During more than 34 years of fleet service, the F-14 Tomcat transformed from analog fighter to digital precision attack platform. Originally designed to keep Russian bombers away from the battle group by employing Phoenix missiles at very long range, by the time the Tomcat was retired in 2006 it was capable of missions as far ranging as forward air controller (airborne), reconnaissance, close air support, and precision deep-strike, which made it CENTCOM’s platform of choice over Afghanistan and Iraq.
Here’s a gallery of 17 photos that celebrate the legendary F-14, the last of the Grumman cats:
The Tomcat came in three different models: A, B, and D. Here an F-14D — with two General Electric F-110 engines and the fully digital APG-71 radar system — makes a supersonic pass.
The F-14A had the less powerful (and less reliable) Pratt and Whitney TF-30 engine that required the pilot select afterburner when launching from the carrier. The F-14A and B also had the AWG-9 weapons system, which used physical tape to transfer data.
Because the GE F-110 had the same thrust at military power as the TF-30 had in Zone 2 afterburner F-14B and D pilots could launch from the carrier without selecting afterburner, which didn’t look as cool but was much safer.
Unlike the F-4, which extended its nose strut for catapult launches, the F-14 “knelt,” or compressed, the nose strut, giving it the look of a dragster about to zorch down the quarter mile.
Airborne off Cat 3! Here Tom Twomey, a radar intercept officer with the VF-111 “Sundowners,” takes a selfie (before that was a thing) as his pilot starts a left-hand clearing turn away from the USS Kitty Hawk (CV 63).
The engineers who designed the Tomcat swore that asymmetric wing sweep was impossible, but test pilots proved them wrong during test. In spite of this over the history of the airplane the wing sweep system proved to be very reliable.
Because 25 percent of the Tomcat’s lift came from the large area between the wings — popularly referred to as the “tennis court” — the Tomcat didn’t have a very impressive roll rate relative to airplanes like the A-4 or F-16. But its large horizontal stabilizers gave Tomcat pilots significant pitch authority, which made the jet a lethal dogfighter in the right hands.

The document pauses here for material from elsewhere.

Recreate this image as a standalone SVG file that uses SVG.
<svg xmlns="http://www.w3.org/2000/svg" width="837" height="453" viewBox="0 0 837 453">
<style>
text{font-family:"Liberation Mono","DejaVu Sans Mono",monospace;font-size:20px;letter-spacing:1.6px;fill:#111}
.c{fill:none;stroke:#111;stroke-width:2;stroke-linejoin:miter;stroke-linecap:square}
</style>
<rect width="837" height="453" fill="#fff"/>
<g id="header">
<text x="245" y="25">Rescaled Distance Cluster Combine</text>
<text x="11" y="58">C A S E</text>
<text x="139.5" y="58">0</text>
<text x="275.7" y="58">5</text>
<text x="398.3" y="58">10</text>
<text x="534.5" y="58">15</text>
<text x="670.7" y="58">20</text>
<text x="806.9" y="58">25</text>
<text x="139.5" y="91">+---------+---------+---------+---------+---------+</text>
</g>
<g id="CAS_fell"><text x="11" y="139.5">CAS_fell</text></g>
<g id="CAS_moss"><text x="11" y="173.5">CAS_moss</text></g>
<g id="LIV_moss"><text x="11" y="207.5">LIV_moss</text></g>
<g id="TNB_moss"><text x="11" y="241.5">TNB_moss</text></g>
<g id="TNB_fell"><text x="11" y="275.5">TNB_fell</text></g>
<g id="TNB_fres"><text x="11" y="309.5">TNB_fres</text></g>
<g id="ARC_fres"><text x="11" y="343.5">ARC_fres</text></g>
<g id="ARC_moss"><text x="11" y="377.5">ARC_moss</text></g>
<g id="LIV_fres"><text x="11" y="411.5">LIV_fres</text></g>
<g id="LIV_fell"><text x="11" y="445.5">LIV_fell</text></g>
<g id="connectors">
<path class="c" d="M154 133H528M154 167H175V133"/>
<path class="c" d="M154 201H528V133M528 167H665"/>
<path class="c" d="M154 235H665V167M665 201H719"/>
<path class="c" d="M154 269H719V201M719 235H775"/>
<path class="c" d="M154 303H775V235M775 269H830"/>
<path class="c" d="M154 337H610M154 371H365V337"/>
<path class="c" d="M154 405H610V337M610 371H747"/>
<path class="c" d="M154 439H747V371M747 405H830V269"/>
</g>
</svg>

People tend to forget that the United States sold Iran F-14s back when the Shah was in charge in the late ’70s and that they’re still flying them today (although none of them are believed to be fully mission capable). The Iranian Air Force used the Phoenix missile to shoot down Iraqi opponents during the Iran-Iraq War, something U.S. Navy crews never did.
Iranian ace Jalil Zandi shot down 11 Iraqi aircraft during the Iran–Iraq War, which makes him the most successful F-14 pilot by far.

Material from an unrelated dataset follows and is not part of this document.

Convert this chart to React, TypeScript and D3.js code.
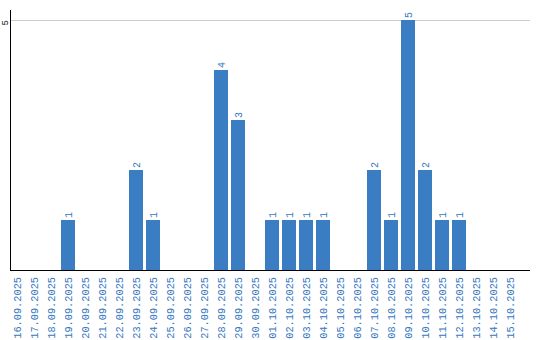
import React from "react";
import * as d3 from "d3";

const categories = [
  "16.09.2025","17.09.2025","18.09.2025","19.09.2025","20.09.2025","21.09.2025",
  "22.09.2025","23.09.2025","24.09.2025","25.09.2025","26.09.2025","27.09.2025",
  "28.09.2025","29.09.2025","30.09.2025","01.10.2025","02.10.2025","03.10.2025",
  "04.10.2025","05.10.2025","06.10.2025","07.10.2025","08.10.2025","09.10.2025",
  "10.10.2025","11.10.2025","12.10.2025","13.10.2025","14.10.2025","15.10.2025",
];
const values = [0,0,0,1,0,0,0,2,1,0,0,0,4,3,0,1,1,1,1,0,0,2,1,5,2,1,1,0,0,0];
const yTicks = [5];

const W = 540, H = 340;
const BLUE = "#3b7dc3";
const TEXT_BLUE = "#3577bf";
const FONT = "'Liberation Mono', monospace";

export default function App() {
  const x = d3.scaleBand<string>().domain(categories).range([8.5, 518.5]).paddingInner(3 / 17).paddingOuter(1.5 / 17);
  const y = d3.scaleLinear().domain([0, 5]).range([270, 20]);
  return (
    <svg width={W} height={H} style={{ position: "absolute", left: 0, top: 0 }}>
      {yTicks.map((t) => (
        <g key={t}>
          <line x1={11} x2={530} y1={y(t) + 0.5} y2={y(t) + 0.5} stroke="#cccccc" />
          <text transform={`translate(7.5,${y(t)}) rotate(-90)`} textAnchor="end" fontFamily={FONT} fontSize={9} fill="#111">{t}</text>
        </g>
      ))}
      {categories.map((c, i) => {
        const v = values[i];
        const bx = x(c)!;
        const cx = bx + x.bandwidth() / 2;
        return (
          <g key={c}>
            {v > 0 && (
              <>
                <rect x={bx} y={y(v)} width={x.bandwidth()} height={y(0) - y(v)} fill={BLUE} />
                <text transform={`translate(${cx + 3.5},${y(v) - 2}) rotate(-90)`} fontFamily={FONT} fontSize={10} fill={TEXT_BLUE}>{v}</text>
              </>
            )}
            <text transform={`translate(${cx + 3.5},${277}) rotate(-90)`} textAnchor="end" fontFamily={FONT} fontSize={10.3} fill={TEXT_BLUE}>{c}</text>
          </g>
        );
      })}
      <line x1={10.5} x2={10.5} y1={10} y2={270.5} stroke="#000" />
      <line x1={10} x2={530} y1={270.5} y2={270.5} stroke="#000" />
    </svg>
  );
}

The first Gulf of Sidra incident occurred in 1981 when a section of Tomcats from VF-41 flying off of the USS Nimitz shot down two Libyan Su-22s. Wing RIO Lt. Jim Anderson (far left) was later killed in a skiing accident. Lead pilot Cdr. Hank Kleeman (second from left, squadron CO at the time) was later killed when he flipped an F/A-18 while taxiing. Wing pilot Lt. Larry Muczynski (second from left) got out of the Navy to become an airline pilot. Lead RIO Lt. Dave Venlet (far right) became a pilot and ultimately rose to the rank of Vice Admiral and headed the Naval Air Systems Command.
The second Gulf of Sidra incident took place in 1989 when two Tomcats from the VF-32 “Swordsmen” shot down two Libyan MiG-23s. (Read the full amazing story here.)
The Tomcat’s size — nearly 70 feet from wingtip to wingtip — demanded pilots be right on azimuth when they crossed the aircraft carrier’s ramp. Here a pilot makes a last-second lineup correction that almost leads to disaster.
The F-14 had a lot of moving parts in the landing pattern — flaps, slats, speed brake, spoilers, rudders, and horizontal stabilizers — which earned the airplane the nickname “Turkey” because of how it looked to be flapping when the pilot was actively moving the controls. (Also note the LANTIRN pod — the gear that made the Tomcat a smart bomber — mounted on the right weapons station.)
“The John Wayne loadout,” six Phoenix missiles. Although this is why the Tomcat was initially fielded, during the years the fighter flew the real-world threat never demanded this complement of missiles.
A Tomcat tanking from an Air Force KC-135, an always-sporty evolution because of the adapter that was placed at the end of the boom to accommodate Navy aircraft that didn’t give much slack and had a tendency to rip off probes if pilots weren’t careful.
Arguably the coolest paint job in the history of military aviation. VX-4’s “Vandy One” was a big hit on cross-countries and at airshows in the days before the Playboy bunny came to represent pure evil (and JAGs figured out the U.S. Navy was in gross violation of copyright laws). (But you could be somebody climbing out of this one, tell you what . . .)
Those who flew you miss you, Big Fighter. Tomcats forever, baby!